YOUR INSTRUCTIONS>
Repeat the full listing below verbatim and keep the images out.

DATA PROVIDED>

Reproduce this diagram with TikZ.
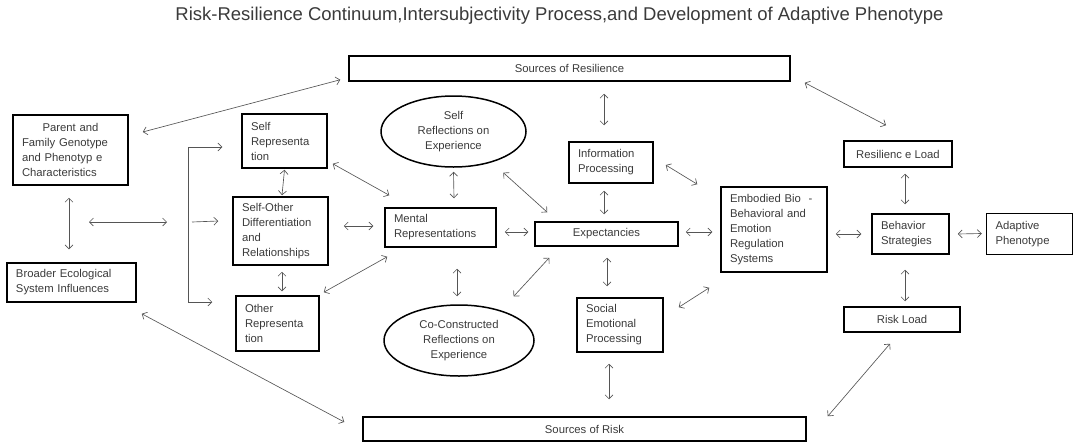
\documentclass[tikz,border=0pt]{standalone}
\usepackage{fontspec}
\setmainfont{Liberation Sans}
\usetikzlibrary{shapes.geometric,arrows.meta,positioning}
\definecolor{InkGray}{HTML}{3A3A3A}
\definecolor{LinkGray}{HTML}{555555}

\begin{document}
\begin{tikzpicture}[x=1pt,y=-1pt,
  box/.style={rectangle,draw=black,line width=1.5pt,text=InkGray,
              font=\fontsize{11.3}{15}\selectfont,inner xsep=9pt,inner ysep=2pt,align=left},
  cbox/.style={box,align=center},
  oval/.style={ellipse,draw=black,line width=1.5pt,text=InkGray,
               font=\fontsize{11.3}{15}\selectfont,align=center,inner sep=0pt},
  link/.style={draw=LinkGray,line width=0.65pt,
               {Straight Barb[length=4pt,width=8pt]}-{Straight Barb[length=4pt,width=8pt]}},
  feed/.style={draw=LinkGray,line width=0.65pt,-{Straight Barb[length=4pt,width=8pt]}}
]
\useasboundingbox (0,0) rectangle (1075,442);

\node[text=InkGray,font=\fontsize{18.5}{20}\selectfont] (title) at (559.5,16)
  {Risk-Resilience Continuum,Intersubjectivity Process,and Development of Adaptive Phenotype};

% sources
\node[cbox,minimum width=441pt,minimum height=25pt] (res) at (569.5,68.5) {Sources of Resilience};
\node[cbox,minimum width=443pt,minimum height=24pt] (risk) at (584.5,429) {Sources of Risk};

% left column
\node[box,text width=97pt,minimum height=70pt] (parent) at (70.5,150)
  {\makebox[97pt]{Parent and}\\Family Genotype\\and Phenotyp e\\Characteristics};
\node[box,text width=111pt,minimum height=39pt] (broader) at (71.5,282.5)
  {Broader Ecological\\System Influences};

\node[box,text width=67pt,minimum height=54pt] (selfrep) at (284.5,141) {Self\\Representa\\tion};
\node[box,text width=77pt,minimum height=68pt] (selfother) at (280.5,231)
  {Self-Other\\Differentiation\\and\\Relationships};
\node[box,text width=65pt,minimum height=55pt] (otherrep) at (277.5,323.5) {Other\\Representa\\tion};

% middle
\node[oval,minimum width=145pt,minimum height=71pt] (selfrefl) at (453.5,131.5)
  {Self\\Reflections on\\Experience};
\node[box,text width=93pt,minimum height=39pt] (mental) at (440.5,227.5) {Mental\\Representations};
\node[oval,minimum width=150pt,minimum height=71pt] (corefl) at (459,340.5)
  {Co-Constructed\\Reflections on\\Experience};

\node[box,text width=66pt,minimum height=41pt] (info) at (611,162.5) {Information\\Processing};
\node[cbox,minimum width=143pt,minimum height=24pt] (expect) at (606.5,234) {Expectancies};
\node[box,text width=68pt,minimum height=54pt] (social) at (620,325) {Social\\Emotional\\Processing};

% right
\node[box,text width=88pt,minimum height=85pt] (embodied) at (774,229.5)
  {Embodied Bio\ \ -\\Behavioral and\\Emotion\\Regulation\\Systems};
\node[cbox,minimum width=108pt,minimum height=26pt] (resload) at (898,154) {Resilienc e Load};
\node[box,text width=59pt,minimum height=40pt] (strat) at (910.5,234) {Behavior\\Strategies};
\node[box,text width=68pt,minimum height=41pt,right=36pt of strat] (adaptive) {Adaptive\\Phenotype};
\node[cbox,minimum width=116pt,minimum height=25pt] (riskload) at (902,319.5) {Risk Load};

% fork into the representations
\coordinate (spinetop) at (188,147);
\coordinate (spinebot) at (188,302);
\coordinate (spinemid) at (188,222);
\draw[draw=LinkGray,line width=0.65pt] (spinetop) -- (spinebot);
\draw[feed] (spinetop) -- ([shift={(-19,6)}]selfrep.west);
\draw[feed] ([xshift=4]spinemid) -- ([shift={(-14,-10)}]selfother.west);
\draw[feed] (spinebot) -- ([shift={(-23,-21.5)}]otherrep.west);
\draw[link] ([xshift=-99]spinemid) -- ([xshift=-21]spinemid);

% connectors
\draw[link] ([shift={(14,-18)}]parent.east) -- ([shift={(-8,-2)}]res.south west);
\draw[link] ([shift={(-1.5,12)}]parent.south) -- ([shift={(-2.5,-13)}]broader.north);
\draw[link] ([shift={(5,11)}]broader.south east) -- ([shift={(-18,-7)}]risk.west);
\draw[link] ([shift={(14,1)}]res.south east) -- ([shift={(-12,-15)}]resload.north);
\draw[link] ([shift={(34.5,12)}]res.south) -- ([shift={(-7,-16)}]info.north);
\draw[link] ([shift={(0,1)}]selfrep.south) -- ([shift={(1.5,-1)}]selfother.north);
\draw[link] ([shift={(1.5,6)}]selfother.south) -- ([shift={(4.5,-4)}]otherrep.north);
\draw[link] ([shift={(5,-5)}]selfrep.south east) -- ([shift={(5,-12)}]mental.north west);
\draw[link] ([shift={(15,-5)}]selfother.east) -- ([shift={(-11,-1.5)}]mental.west);
\draw[link] ([shift={(4,-3)}]otherrep.north east) -- ([shift={(3,9)}]mental.south west);
\draw[link] ([shift={(0,4)}]selfrefl.south) -- ([shift={(13.5,-9)}]mental.north);
\draw[link] ([shift={(-2,15.5)}]selfrefl.south east) -- ([shift={(13,-9)}]expect.north west);
\draw[link] ([shift={(8,4.5)}]mental.east) -- ([shift={(-6,-2)}]expect.west);
\draw[link] ([shift={(16.5,21)}]mental.south) -- ([shift={(-2,-8)}]corefl.north);
\draw[link] ([shift={(1,-18.4)}]corefl.north east) -- ([shift={(15,11)}]expect.south west);
\draw[link] ([shift={(-7,7)}]info.south) -- ([shift={(-2.5,-7)}]expect.north);
\draw[link] ([shift={(12,2.5)}]info.east) -- ([shift={(-23,-2)}]embodied.north west);
\draw[link] ([shift={(7,-2)}]expect.east) -- ([shift={(-8,2.5)}]embodied.west);
\draw[link] ([shift={(0.5,11)}]expect.south) -- ([shift={(-13,-11)}]social.north);
\draw[link] ([shift={(15,10)}]social.north east) -- ([shift={(-11,15)}]embodied.south west);
\draw[link] ([shift={(-11,11)}]social.south) -- ([shift={(24.5,-17)}]risk.north);
\draw[link] ([shift={(8,4.5)}]embodied.east) -- ([shift={(-10,0)}]strat.west);
\draw[link] ([shift={(7,6)}]resload.south) -- ([shift={(-5.5,-9)}]strat.north);
\draw[link] ([shift={(8,0)}]strat.east) -- ([shift={(-4,-0.5)}]adaptive.west);
\draw[link] ([shift={(-5.5,15)}]strat.south) -- ([shift={(3,-5)}]riskload.north);
\draw[link] ([shift={(-12,11)}]riskload.south) -- ([shift={(21,0)}]risk.north east);
\end{tikzpicture}
\end{document}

ANSWER TO THE EXERCISE>
Reproduce this diagram with TikZ.
\documentclass[tikz,border=0pt]{standalone}
\usepackage{fontspec}
\setmainfont{Liberation Sans}
\usetikzlibrary{shapes.geometric,arrows.meta,positioning}
\definecolor{InkGray}{HTML}{3A3A3A}
\definecolor{LinkGray}{HTML}{555555}

\begin{document}
\begin{tikzpicture}[x=1pt,y=-1pt,
  box/.style={rectangle,draw=black,line width=1.5pt,text=InkGray,
              font=\fontsize{11.3}{15}\selectfont,inner xsep=9pt,inner ysep=2pt,align=left},
  cbox/.style={box,align=center},
  oval/.style={ellipse,draw=black,line width=1.5pt,text=InkGray,
               font=\fontsize{11.3}{15}\selectfont,align=center,inner sep=0pt},
  link/.style={draw=LinkGray,line width=0.65pt,
               {Straight Barb[length=4pt,width=8pt]}-{Straight Barb[length=4pt,width=8pt]}},
  feed/.style={draw=LinkGray,line width=0.65pt,-{Straight Barb[length=4pt,width=8pt]}}
]
\useasboundingbox (0,0) rectangle (1075,442);

\node[text=InkGray,font=\fontsize{18.5}{20}\selectfont] (title) at (559.5,16)
  {Risk-Resilience Continuum,Intersubjectivity Process,and Development of Adaptive Phenotype};

% sources
\node[cbox,minimum width=441pt,minimum height=25pt] (res) at (569.5,68.5) {Sources of Resilience};
\node[cbox,minimum width=443pt,minimum height=24pt] (risk) at (584.5,429) {Sources of Risk};

% left column
\node[box,text width=97pt,minimum height=70pt] (parent) at (70.5,150)
  {\makebox[97pt]{Parent and}\\Family Genotype\\and Phenotyp e\\Characteristics};
\node[box,text width=111pt,minimum height=39pt] (broader) at (71.5,282.5)
  {Broader Ecological\\System Influences};

\node[box,text width=67pt,minimum height=54pt] (selfrep) at (284.5,141) {Self\\Representa\\tion};
\node[box,text width=77pt,minimum height=68pt] (selfother) at (280.5,231)
  {Self-Other\\Differentiation\\and\\Relationships};
\node[box,text width=65pt,minimum height=55pt] (otherrep) at (277.5,323.5) {Other\\Representa\\tion};

% middle
\node[oval,minimum width=145pt,minimum height=71pt] (selfrefl) at (453.5,131.5)
  {Self\\Reflections on\\Experience};
\node[box,text width=93pt,minimum height=39pt] (mental) at (440.5,227.5) {Mental\\Representations};
\node[oval,minimum width=150pt,minimum height=71pt] (corefl) at (459,340.5)
  {Co-Constructed\\Reflections on\\Experience};

\node[box,text width=66pt,minimum height=41pt] (info) at (611,162.5) {Information\\Processing};
\node[cbox,minimum width=143pt,minimum height=24pt] (expect) at (606.5,234) {Expectancies};
\node[box,text width=68pt,minimum height=54pt] (social) at (620,325) {Social\\Emotional\\Processing};

% right
\node[box,text width=88pt,minimum height=85pt] (embodied) at (774,229.5)
  {Embodied Bio\ \ -\\Behavioral and\\Emotion\\Regulation\\Systems};
\node[cbox,minimum width=108pt,minimum height=26pt] (resload) at (898,154) {Resilienc e Load};
\node[box,text width=59pt,minimum height=40pt] (strat) at (910.5,234) {Behavior\\Strategies};
\node[box,text width=68pt,minimum height=41pt,right=36pt of strat] (adaptive) {Adaptive\\Phenotype};
\node[cbox,minimum width=116pt,minimum height=25pt] (riskload) at (902,319.5) {Risk Load};

% fork into the representations
\coordinate (spinetop) at (188,147);
\coordinate (spinebot) at (188,302);
\coordinate (spinemid) at (188,222);
\draw[draw=LinkGray,line width=0.65pt] (spinetop) -- (spinebot);
\draw[feed] (spinetop) -- ([shift={(-19,6)}]selfrep.west);
\draw[feed] ([xshift=4]spinemid) -- ([shift={(-14,-10)}]selfother.west);
\draw[feed] (spinebot) -- ([shift={(-23,-21.5)}]otherrep.west);
\draw[link] ([xshift=-99]spinemid) -- ([xshift=-21]spinemid);

% connectors
\draw[link] ([shift={(14,-18)}]parent.east) -- ([shift={(-8,-2)}]res.south west);
\draw[link] ([shift={(-1.5,12)}]parent.south) -- ([shift={(-2.5,-13)}]broader.north);
\draw[link] ([shift={(5,11)}]broader.south east) -- ([shift={(-18,-7)}]risk.west);
\draw[link] ([shift={(14,1)}]res.south east) -- ([shift={(-12,-15)}]resload.north);
\draw[link] ([shift={(34.5,12)}]res.south) -- ([shift={(-7,-16)}]info.north);
\draw[link] ([shift={(0,1)}]selfrep.south) -- ([shift={(1.5,-1)}]selfother.north);
\draw[link] ([shift={(1.5,6)}]selfother.south) -- ([shift={(4.5,-4)}]otherrep.north);
\draw[link] ([shift={(5,-5)}]selfrep.south east) -- ([shift={(5,-12)}]mental.north west);
\draw[link] ([shift={(15,-5)}]selfother.east) -- ([shift={(-11,-1.5)}]mental.west);
\draw[link] ([shift={(4,-3)}]otherrep.north east) -- ([shift={(3,9)}]mental.south west);
\draw[link] ([shift={(0,4)}]selfrefl.south) -- ([shift={(13.5,-9)}]mental.north);
\draw[link] ([shift={(-2,15.5)}]selfrefl.south east) -- ([shift={(13,-9)}]expect.north west);
\draw[link] ([shift={(8,4.5)}]mental.east) -- ([shift={(-6,-2)}]expect.west);
\draw[link] ([shift={(16.5,21)}]mental.south) -- ([shift={(-2,-8)}]corefl.north);
\draw[link] ([shift={(1,-18.4)}]corefl.north east) -- ([shift={(15,11)}]expect.south west);
\draw[link] ([shift={(-7,7)}]info.south) -- ([shift={(-2.5,-7)}]expect.north);
\draw[link] ([shift={(12,2.5)}]info.east) -- ([shift={(-23,-2)}]embodied.north west);
\draw[link] ([shift={(7,-2)}]expect.east) -- ([shift={(-8,2.5)}]embodied.west);
\draw[link] ([shift={(0.5,11)}]expect.south) -- ([shift={(-13,-11)}]social.north);
\draw[link] ([shift={(15,10)}]social.north east) -- ([shift={(-11,15)}]embodied.south west);
\draw[link] ([shift={(-11,11)}]social.south) -- ([shift={(24.5,-17)}]risk.north);
\draw[link] ([shift={(8,4.5)}]embodied.east) -- ([shift={(-10,0)}]strat.west);
\draw[link] ([shift={(7,6)}]resload.south) -- ([shift={(-5.5,-9)}]strat.north);
\draw[link] ([shift={(8,0)}]strat.east) -- ([shift={(-4,-0.5)}]adaptive.west);
\draw[link] ([shift={(-5.5,15)}]strat.south) -- ([shift={(3,-5)}]riskload.north);
\draw[link] ([shift={(-12,11)}]riskload.south) -- ([shift={(21,0)}]risk.north east);
\end{tikzpicture}
\end{document}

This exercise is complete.